::: Excerpted records :::

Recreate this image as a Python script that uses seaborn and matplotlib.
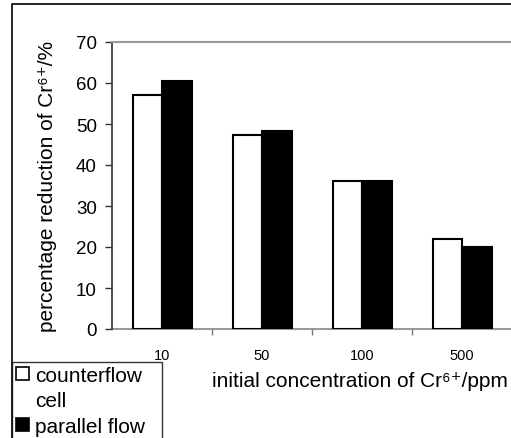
import matplotlib
matplotlib.use("Agg")
import matplotlib.pyplot as plt
import seaborn as sns
import pandas as pd
from matplotlib.patches import Rectangle, Patch

categories = ["10", "50", "100", "500"]
series_names = ["counterflow", "parallel flow"]
counterflow = [57, 47.2, 36, 22]
parallel_flow = [60.5, 48.2, 36, 20]

df = pd.DataFrame({
    "conc": categories * 2,
    "value": counterflow + parallel_flow,
    "series": [series_names[0]] * 4 + [series_names[1]] * 4,
})

sns.set_style("white")
plt.rcParams["font.family"] = ["Liberation Sans", "DejaVu Sans"]
plt.rcParams["text.color"] = "black"
plt.rcParams["axes.labelcolor"] = "black"

W, H = 511, 439
fig = plt.figure(figsize=(W / 100, H / 100), dpi=100)
ax = fig.add_axes([112 / W, 1 - 330 / H, 400 / W, 287 / H])

sns.barplot(data=df, x="conc", y="value", hue="series", order=categories,
            hue_order=series_names, palette=["white", "black"],
            edgecolor="black", linewidth=1.5, width=0.59, ax=ax, legend=False)

ax.set_xlim(-0.5, 3.5)
ax.set_ylim(0, 70)
ax.set_yticks(range(0, 71, 10))
ax.tick_params(axis="y", which="major", direction="out", length=5, width=1,
               color="#333333", pad=6, labelsize=13.5, left=True,
               labelcolor="black")
ax.tick_params(axis="x", which="major", length=0, pad=14, labelsize=10.5,
               labelcolor="black")
ax.set_xticks([0.5, 1.5, 2.5], minor=True)
ax.tick_params(axis="x", which="minor", direction="out", length=4, width=1,
               color="#777777", bottom=True)

for s in ["top", "bottom"]:
    ax.spines[s].set_color("#999999")
    ax.spines[s].set_linewidth(1.5)
ax.spines["right"].set_visible(False)
ax.spines["left"].set_color("#333333")
ax.spines["left"].set_linewidth(1.2)
ax.spines["bottom"].set_zorder(0)

ax.set_xlabel("initial concentration of Cr⁶⁺/ppm", fontsize=15,
              va="center", ha="center")
ax.xaxis.set_label_coords(0.62, -0.181)
ax.set_ylabel("percentage reduction of Cr⁶⁺/%", fontsize=15)
ax.yaxis.set_label_coords(-0.1375, 0.5)

# outer frame
fig.patches.append(Rectangle((12 / W, -0.1), 1.2, 1 - 5 / H + 0.1,
                             transform=fig.transFigure, fill=False,
                             edgecolor="black", linewidth=1.2, zorder=-1))

handles = [Patch(facecolor="white", edgecolor="black", linewidth=1.2),
           Patch(facecolor="none", edgecolor="none"),
           Patch(facecolor="black", edgecolor="black", linewidth=1.2)]
labels = ["counterflow", "cell", "parallel flow"]
leg = fig.legend(handles, labels, loc="upper left",
                 bbox_to_anchor=(12 / W, 0, 150 / W, 1 - 363 / H),
                 mode="expand", frameon=True, fancybox=False, fontsize=15,
                 handlelength=0.6, handleheight=0.6, handletextpad=0.3,
                 borderpad=0.2, borderaxespad=0, labelspacing=0.3)
leg.get_frame().set_edgecolor("black")
leg.get_frame().set_linewidth(1.0)

fig.savefig("out.png", dpi=100)
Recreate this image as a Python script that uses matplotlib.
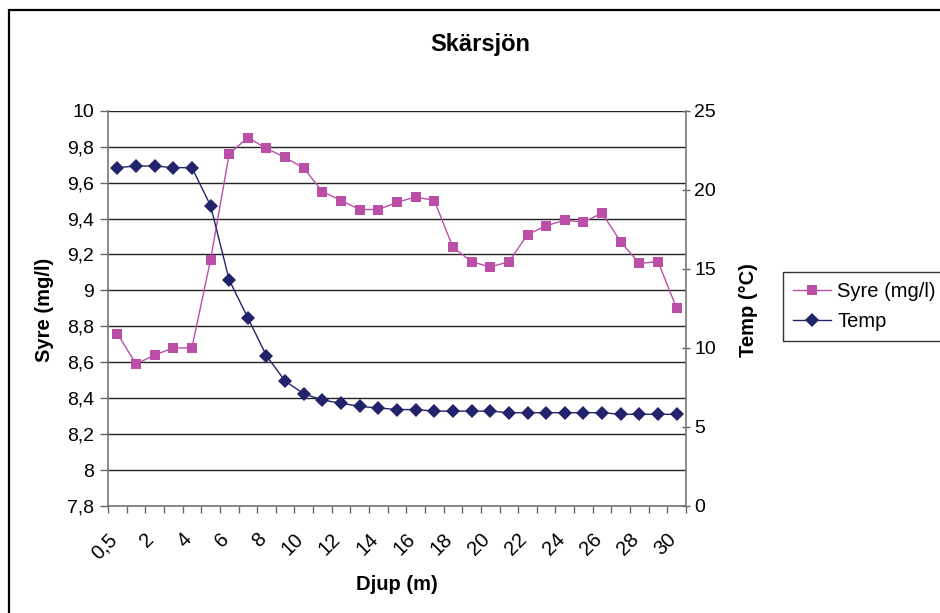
import matplotlib
matplotlib.use("Agg")
import matplotlib.pyplot as plt
from matplotlib.patches import Rectangle
from matplotlib.lines import Line2D
from matplotlib.transforms import ScaledTranslation

plt.rcParams['font.family'] = ['Liberation Sans', 'DejaVu Sans']

# Depth categories (m)
depth = ["0,5"] + [str(d) for d in range(1, 31)]

# Dissolved oxygen (mg/l)
syre = [8.76, 8.59, 8.64, 8.68, 8.68, 9.17, 9.76, 9.85, 9.79, 9.74,
        9.68, 9.55, 9.50, 9.45, 9.45, 9.49, 9.52, 9.50, 9.24, 9.16,
        9.13, 9.16, 9.31, 9.36, 9.39, 9.38, 9.43, 9.27, 9.15, 9.16,
        8.90]

# Water temperature (°C)
temp = [21.4, 21.5, 21.5, 21.4, 21.4, 19.0, 14.3, 11.9, 9.5, 7.9,
        7.1, 6.7, 6.5, 6.3, 6.2, 6.1, 6.1, 6.0, 6.0, 6.0,
        6.0, 5.9, 5.9, 5.9, 5.9, 5.9, 5.9, 5.8, 5.8, 5.8,
        5.8]

syre_ticks = [7.8, 8.0, 8.2, 8.4, 8.6, 8.8, 9.0, 9.2, 9.4, 9.6, 9.8, 10.0]
temp_ticks = [0, 5, 10, 15, 20, 25]

W, H = 940, 613
fig = plt.figure(figsize=(W / 100, H / 100), dpi=100)

# chart frame
fig.patches.append(Rectangle((8.5 / W, -0.05), 1.2, 1 - 10 / H + 0.05,
                             transform=fig.transFigure, fill=False,
                             edgecolor='black', linewidth=1.6))

ax = fig.add_axes([108 / W, 1 - 506 / H, (686 - 108) / W, (506 - 110.7) / H])
ax2 = ax.twinx()

x = list(range(len(depth)))
pink = '#BB4FA8'
navy = '#23236B'

ax.plot(x, syre, color=pink, marker='s', markersize=6.8, linewidth=1.0,
        markeredgewidth=0, label='Syre (mg/l)', zorder=3)
ax2.plot(x, temp, color=navy, marker='D', markersize=6.8, linewidth=1.0,
         markeredgewidth=0, label='Temp', zorder=3)

ax.set_xlim(-0.5, len(depth) - 0.5)
ax.set_ylim(7.8, 10.0)
ax2.set_ylim(0, 25)

# gridlines
ax.set_yticks(syre_ticks)
ax.yaxis.grid(True, color='#222222', linewidth=1.0)
ax.set_axisbelow(True)
ax.set_yticklabels([f"{v:g}".replace('.', ',') for v in syre_ticks])
ax2.set_yticks(temp_ticks)
ax2.set_yticklabels([str(v) for v in temp_ticks])

# x ticks: marks at category boundaries, labels at every other category
ax.set_xticks([i - 0.5 for i in range(len(depth) + 1)], minor=True)
ax.set_xticks(x[::2])
ax.set_xticklabels(depth[::2], rotation=45, ha='right', va='top',
                   rotation_mode='anchor')
ax.tick_params(axis='x', which='major', length=0, pad=17, labelsize=14.5)
shift = ScaledTranslation(-10 / 100, 0, fig.dpi_scale_trans)
for lbl in ax.get_xticklabels():
    lbl.set_transform(lbl.get_transform() + shift)
ax.tick_params(axis='x', which='minor', length=5, width=1, color='#666666',
               direction='out')
ax.tick_params(axis='y', length=6, width=1, color='#666666', labelsize=14,
               pad=4)
ax2.tick_params(axis='y', length=6, width=1, color='#666666', labelsize=14,
                direction='inout', pad=3)

for a in (ax, ax2):
    a.spines['top'].set_visible(False)
    for s in ('left', 'right', 'bottom'):
        a.spines[s].set_color('#777777')
        a.spines[s].set_linewidth(1.2)
ax.spines['right'].set_visible(False)
ax2.spines['left'].set_visible(False)
ax2.spines['bottom'].set_visible(False)

fig.text(480 / W, 1 - 45 / H, 'Skärsjön', ha='center', va='center',
         fontsize=17, fontweight='bold')
fig.text(45 / W, 1 - 310 / H, 'Syre (mg/l)', ha='center', va='center',
         rotation=90, fontsize=14.5, fontweight='bold')
fig.text(748 / W, 1 - 310 / H, 'Temp (°C)', ha='center', va='center',
         rotation=90, fontsize=14.5, fontweight='bold')
fig.text(397 / W, 1 - 585 / H, 'Djup (m)', ha='center', va='center',
         fontsize=14.5, fontweight='bold')

handles = [Line2D([], [], color=pink, marker='s', markersize=6.8,
                  markeredgewidth=0, linewidth=1.0),
           Line2D([], [], color=navy, marker='D', markersize=6.8,
                  markeredgewidth=0, linewidth=1.0)]
leg = fig.legend(handles, ['Syre (mg/l)', 'Temp'], loc='lower left',
                 bbox_to_anchor=(783 / W, 1 - 341 / H), fontsize=14.5,
                 frameon=True, fancybox=False, borderpad=0.5,
                 handlelength=1.9, handletextpad=0.3, labelspacing=0.55,
                 borderaxespad=0)
leg.get_frame().set_edgecolor('black')
leg.get_frame().set_linewidth(1.0)

fig.savefig('out.png', dpi=100)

:::

Instructions for the task -
Copy exactly the part of the material above that opens with the line containing "Recreate this image as a Python script that uses matplotlib." and closes with the line containing "from matplotlib.transforms import", ends included. Drop the images.

Correct response -
Recreate this image as a Python script that uses matplotlib.
import matplotlib
matplotlib.use("Agg")
import matplotlib.pyplot as plt
from matplotlib.patches import Rectangle
from matplotlib.lines import Line2D
from matplotlib.transforms import ScaledTranslation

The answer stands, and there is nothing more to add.